長年にわたる視聴者の見解は
義母に「今回の朝ドラ、いろんな評判があるみたいですけどどうですか?」と聞いてみたところ、返ってきた答えは…。
「えっドタバタして面白いわよ?あんまり難しいこと考えて観たことないもの」というものでした。
思えば、義母は毎朝熱心に朝ドラを観てはいるものの、つまらないとか納得いかないとか、作品そのものへのマイナスな感想を口にしているのを見たことがありません(意地悪な登場人物へ怒りを向けていることなどはありますが)。
義母にとって、朝ドラはもはや毎日のルーティンに組み込まれた日常そのもので、過剰に期待したり失望したりするような対象ではないのだろうと、そのとき初めて気づきました。
また、義母はSNSなどで自分の感想や意見をマメに発信するような習慣もありません。
他の人たちが盛んに感想や意見、はたまた考察などを呟いているのを目にするうち、私も無意識に自分の意見や立場を表明しなければならないような気分になっていましたが、考えてみればそんな義務はひとつもありません。

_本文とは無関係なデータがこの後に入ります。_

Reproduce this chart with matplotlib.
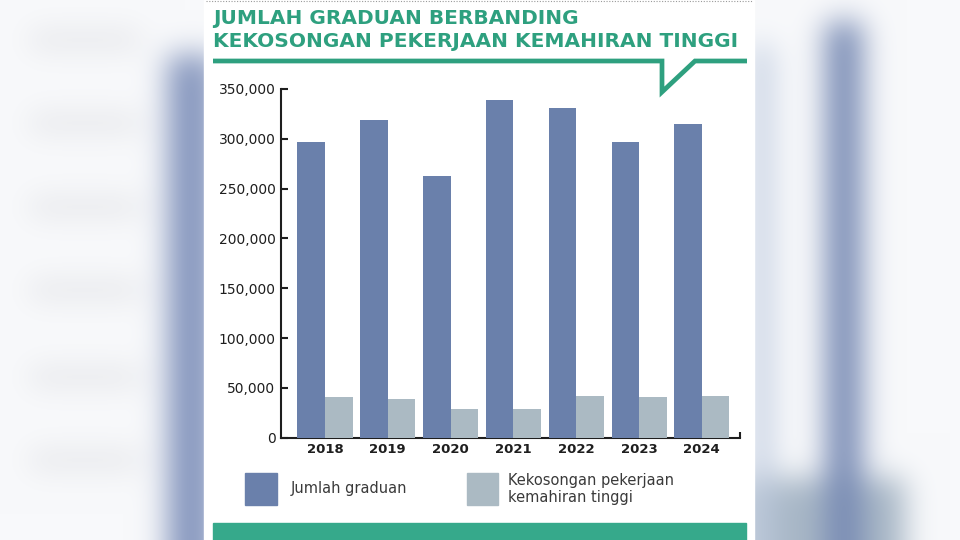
#! /usr/bin/env python3

'''
Bar chart: graduates vs high-skill job vacancies, 2018-2024
'''

import numpy as np
import matplotlib
matplotlib.use('Agg')
import matplotlib.pyplot as plt
from matplotlib.patches import Rectangle


years = ['2018', '2019', '2020', '2021', '2022', '2023', '2024']
graduates = [297000, 319000, 263000, 339000, 331000, 296500, 315000]
vacancies = [40400, 38700, 28400, 28500, 41900, 41200, 41900]

title_lines = ['JUMLAH GRADUAN BERBANDING',
               'KEKOSONGAN PEKERJAAN KEMAHIRAN TINGGI']
label_graduates = 'Jumlah graduan'
label_vacancies = 'Kekosongan pekerjaan\nkemahiran tinggi'

green = '#2ea07f'
green_bar = '#36a98b'
blue = '#6a80ab'
grey = '#abbac3'
ink = '#1e1e1e'
text_grey = '#3a3a3a'

W, H = 960, 540


def blur(img, sigma):
    r = int(3 * sigma)
    k = np.exp(-0.5 * (np.arange(-r, r + 1) / sigma) ** 2)
    k /= k.sum()
    pad = np.pad(img, ((r, r), (r, r), (0, 0)), mode='edge')
    tmp = np.apply_along_axis(lambda v: np.convolve(v, k, 'valid'), 0, pad)
    return np.apply_along_axis(lambda v: np.convolve(v, k, 'valid'), 1, tmp)


def make_background():
    # blurred copy of the infographic behind the panel
    bg = np.ones((H, W, 3)) * np.array([248, 249, 251]) / 255

    def paint(x0, x1, y0, y1, rgb):
        bg[y0:y1, x0:x1] = np.array(rgb) / 255

    for y in (40, 123, 207, 290, 377, 460):
        paint(30, 140, y - 9, y + 9, (228, 229, 233))
    paint(168, 215, 55, H, (132, 149, 189))
    paint(738, 905, 478, H, (168, 183, 198))
    paint(752, 772, 45, H, (192, 204, 224))
    paint(826, 862, 22, H, (118, 137, 179))
    return np.clip(blur(bg, 15), 0, 1)


def main():
    fig = plt.figure(figsize=(W / 100, H / 100), dpi=100)

    # page layer in pixel coordinates
    page = fig.add_axes([0, 0, 1, 1])
    page.imshow(make_background(), extent=(0, W, H, 0), aspect='auto')
    page.set_xlim(0, W)
    page.set_ylim(H, 0)
    page.axis('off')

    page.add_patch(Rectangle((204, 0), 550, H, color='white', zorder=2))
    page.plot([206, 752], [1, 1], color='#9a9a9a', lw=0.8,
              linestyle=(0, (1, 1.5)), zorder=3)

    page.text(213, 23.5, title_lines[0], fontsize=14.5, fontweight='bold',
              color=green, va='baseline', ha='left', zorder=4)
    page.text(213, 46.7, title_lines[1], fontsize=14.5, fontweight='bold',
              color=green, va='baseline', ha='left', zorder=4)
    page.plot([213, 662, 662, 695, 747], [61, 61, 92, 61, 61],
              color=green, lw=3.4, solid_joinstyle='miter',
              solid_capstyle='butt', zorder=4)

    # legend
    page.add_patch(Rectangle((245, 473), 32, 32, color=blue, zorder=4))
    page.text(291, 489, label_graduates, fontsize=10.5, color=text_grey,
              va='center', ha='left', zorder=4)
    page.add_patch(Rectangle((467, 473), 31, 32, color=grey, zorder=4))
    page.text(508, 489, label_vacancies, fontsize=10.5, color=text_grey,
              va='center', ha='left', linespacing=1.15, zorder=4)

    page.add_patch(Rectangle((213, 523), 533, 20, color=green_bar, zorder=4))

    # chart
    x0, x1 = 281, 740
    y_zero, y_top = 437.7, 89
    ax = fig.add_axes([x0 / W, (H - y_zero) / H,
                       (x1 - x0) / W, (y_zero - y_top) / H])
    ax.patch.set_alpha(0)

    idx = np.arange(len(years))
    w = 0.438
    ax.bar(idx - w / 2, graduates, width=w, color=blue, zorder=3)
    ax.bar(idx + w / 2, vacancies, width=w, color=grey, zorder=3)

    ax.set_xlim(-0.7006, 6.608)
    ax.set_ylim(0, 350000)

    yt = list(range(0, 350001, 50000))
    ax.set_yticks(yt)
    ax.set_yticklabels([f'{v:,}' for v in yt])
    ax.tick_params(axis='y', direction='in', length=5, width=1.5,
                   pad=4, labelsize=10, colors=ink)

    ax.set_xticks(idx)
    ax.set_xticklabels(years, fontweight='bold')
    ax.tick_params(axis='x', length=0, pad=4, labelsize=9.5, colors=ink)

    for spine in 'right', 'top':
        ax.spines[spine].set_visible(False)
    for spine in 'left', 'bottom':
        ax.spines[spine].set_linewidth(1.5)
        ax.spines[spine].set_color(ink)
    ax.plot([1, 1], [0, 0.017], transform=ax.transAxes, color=ink,
            lw=1.5, clip_on=False, solid_capstyle='butt')

    fig.savefig('out.png', dpi=100)


if __name__ == '__main__':
    main()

私もTwitterをやっていなければ、いちいち観たドラマや映画や漫画の感想を誰かに伝えなければ、という不思議な義務感をこれほど感じることはなかったでしょう。
毎日、時報のように流れる短いドラマ。多少納得いかないことがあっても、そういうものかとサラリと流せる義母の楽しみ方も良いものだなぁ…。
今日もリビングに流れる朝ドラを横目に見ながら、そんなふうに思ったのでした。